● What is being asked
Leaving out all pictures, please print only the lines from the one containing "What matplotlib code" through the one containing "errors = [cont_sd, fan_sd, icw_scrape_sd, icw_sd, stw_sd]".
* begin Exercise inputs *
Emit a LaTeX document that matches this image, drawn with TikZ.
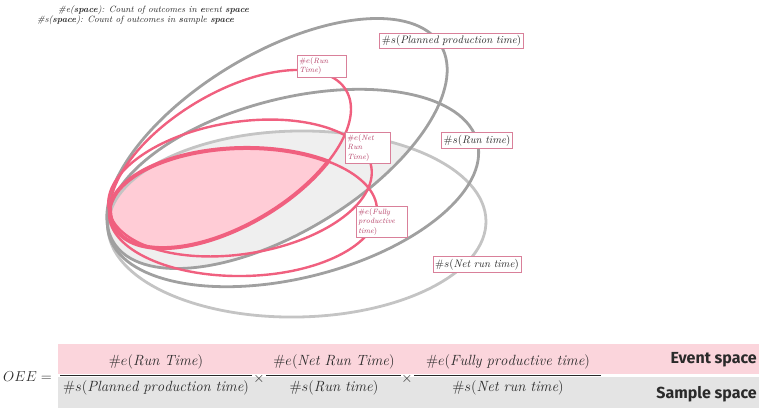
* end Exercise inputs *
* begin Exercise inputs *
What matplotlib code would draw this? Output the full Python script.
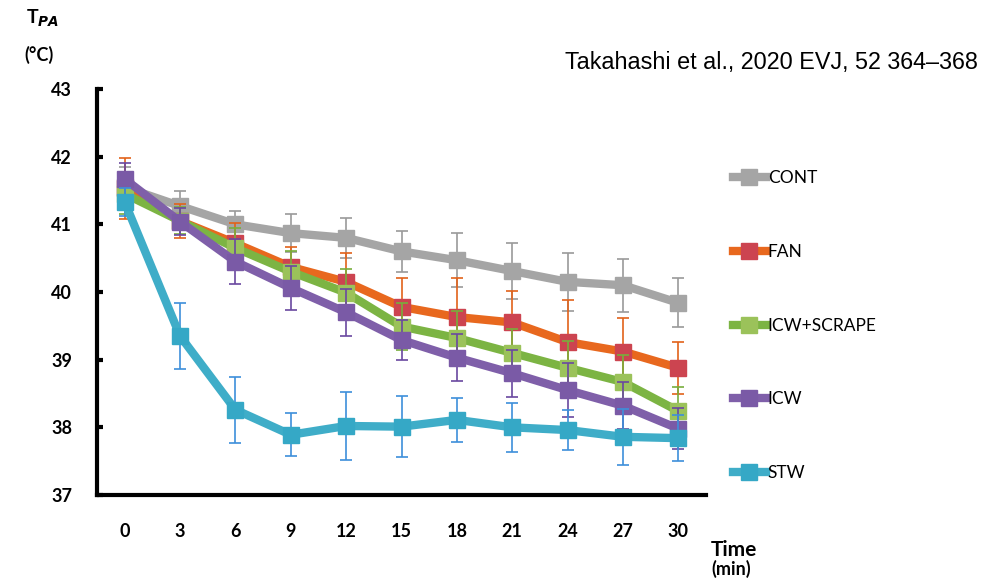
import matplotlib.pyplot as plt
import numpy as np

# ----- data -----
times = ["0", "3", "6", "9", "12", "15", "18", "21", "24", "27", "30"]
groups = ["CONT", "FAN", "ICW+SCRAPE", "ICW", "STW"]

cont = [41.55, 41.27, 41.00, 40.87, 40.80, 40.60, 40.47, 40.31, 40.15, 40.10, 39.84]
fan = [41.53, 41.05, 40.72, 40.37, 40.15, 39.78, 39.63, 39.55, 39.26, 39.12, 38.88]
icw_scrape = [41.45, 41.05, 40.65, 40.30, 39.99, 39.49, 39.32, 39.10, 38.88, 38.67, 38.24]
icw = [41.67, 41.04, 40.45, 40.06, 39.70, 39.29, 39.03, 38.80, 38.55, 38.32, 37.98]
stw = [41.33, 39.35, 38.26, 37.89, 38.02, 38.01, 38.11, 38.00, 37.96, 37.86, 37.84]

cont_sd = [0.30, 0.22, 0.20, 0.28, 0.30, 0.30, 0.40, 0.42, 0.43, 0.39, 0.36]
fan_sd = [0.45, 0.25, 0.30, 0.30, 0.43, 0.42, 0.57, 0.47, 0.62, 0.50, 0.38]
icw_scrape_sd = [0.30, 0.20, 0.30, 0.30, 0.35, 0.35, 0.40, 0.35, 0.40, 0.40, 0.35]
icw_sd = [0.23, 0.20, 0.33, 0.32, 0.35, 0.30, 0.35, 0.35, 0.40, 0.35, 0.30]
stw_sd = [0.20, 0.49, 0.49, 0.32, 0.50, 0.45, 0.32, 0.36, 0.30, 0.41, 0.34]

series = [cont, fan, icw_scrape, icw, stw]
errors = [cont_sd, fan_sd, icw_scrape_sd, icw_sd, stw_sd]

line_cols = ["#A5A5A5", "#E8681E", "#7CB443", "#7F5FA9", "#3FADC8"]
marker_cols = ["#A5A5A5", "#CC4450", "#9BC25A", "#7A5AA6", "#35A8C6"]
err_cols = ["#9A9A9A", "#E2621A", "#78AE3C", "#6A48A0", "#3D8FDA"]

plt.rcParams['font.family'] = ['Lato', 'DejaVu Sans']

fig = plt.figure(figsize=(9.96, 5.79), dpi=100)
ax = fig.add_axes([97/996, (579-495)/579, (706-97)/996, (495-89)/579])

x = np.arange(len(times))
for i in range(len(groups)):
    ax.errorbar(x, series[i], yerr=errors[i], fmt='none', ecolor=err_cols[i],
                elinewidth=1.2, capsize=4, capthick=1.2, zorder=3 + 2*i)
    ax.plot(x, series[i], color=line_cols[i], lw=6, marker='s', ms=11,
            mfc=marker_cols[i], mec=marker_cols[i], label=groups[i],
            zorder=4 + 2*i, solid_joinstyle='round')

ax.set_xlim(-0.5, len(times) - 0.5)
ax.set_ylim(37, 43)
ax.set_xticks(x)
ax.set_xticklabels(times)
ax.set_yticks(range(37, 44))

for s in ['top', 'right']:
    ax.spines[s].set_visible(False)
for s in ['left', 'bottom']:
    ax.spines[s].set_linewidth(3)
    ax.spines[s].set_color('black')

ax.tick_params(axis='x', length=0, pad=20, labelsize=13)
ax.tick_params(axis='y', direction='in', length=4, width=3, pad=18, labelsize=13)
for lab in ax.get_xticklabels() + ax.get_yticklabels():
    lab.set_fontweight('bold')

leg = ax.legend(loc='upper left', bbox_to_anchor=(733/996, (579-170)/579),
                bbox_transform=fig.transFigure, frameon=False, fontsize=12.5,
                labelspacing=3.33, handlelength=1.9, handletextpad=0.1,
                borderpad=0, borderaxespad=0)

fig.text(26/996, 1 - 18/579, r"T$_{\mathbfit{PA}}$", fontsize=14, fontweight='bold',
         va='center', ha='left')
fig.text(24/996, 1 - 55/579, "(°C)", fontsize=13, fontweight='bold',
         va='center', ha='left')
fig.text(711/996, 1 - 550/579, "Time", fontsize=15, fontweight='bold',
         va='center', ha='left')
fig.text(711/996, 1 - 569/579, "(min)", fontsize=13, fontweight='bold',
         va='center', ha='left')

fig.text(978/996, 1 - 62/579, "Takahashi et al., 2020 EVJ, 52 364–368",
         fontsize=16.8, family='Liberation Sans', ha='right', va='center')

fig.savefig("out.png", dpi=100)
* end Exercise inputs *
● Correct result
What matplotlib code would draw this? Output the full Python script.
import matplotlib.pyplot as plt
import numpy as np

# ----- data -----
times = ["0", "3", "6", "9", "12", "15", "18", "21", "24", "27", "30"]
groups = ["CONT", "FAN", "ICW+SCRAPE", "ICW", "STW"]

cont = [41.55, 41.27, 41.00, 40.87, 40.80, 40.60, 40.47, 40.31, 40.15, 40.10, 39.84]
fan = [41.53, 41.05, 40.72, 40.37, 40.15, 39.78, 39.63, 39.55, 39.26, 39.12, 38.88]
icw_scrape = [41.45, 41.05, 40.65, 40.30, 39.99, 39.49, 39.32, 39.10, 38.88, 38.67, 38.24]
icw = [41.67, 41.04, 40.45, 40.06, 39.70, 39.29, 39.03, 38.80, 38.55, 38.32, 37.98]
stw = [41.33, 39.35, 38.26, 37.89, 38.02, 38.01, 38.11, 38.00, 37.96, 37.86, 37.84]

cont_sd = [0.30, 0.22, 0.20, 0.28, 0.30, 0.30, 0.40, 0.42, 0.43, 0.39, 0.36]
fan_sd = [0.45, 0.25, 0.30, 0.30, 0.43, 0.42, 0.57, 0.47, 0.62, 0.50, 0.38]
icw_scrape_sd = [0.30, 0.20, 0.30, 0.30, 0.35, 0.35, 0.40, 0.35, 0.40, 0.40, 0.35]
icw_sd = [0.23, 0.20, 0.33, 0.32, 0.35, 0.30, 0.35, 0.35, 0.40, 0.35, 0.30]
stw_sd = [0.20, 0.49, 0.49, 0.32, 0.50, 0.45, 0.32, 0.36, 0.30, 0.41, 0.34]

series = [cont, fan, icw_scrape, icw, stw]
errors = [cont_sd, fan_sd, icw_scrape_sd, icw_sd, stw_sd]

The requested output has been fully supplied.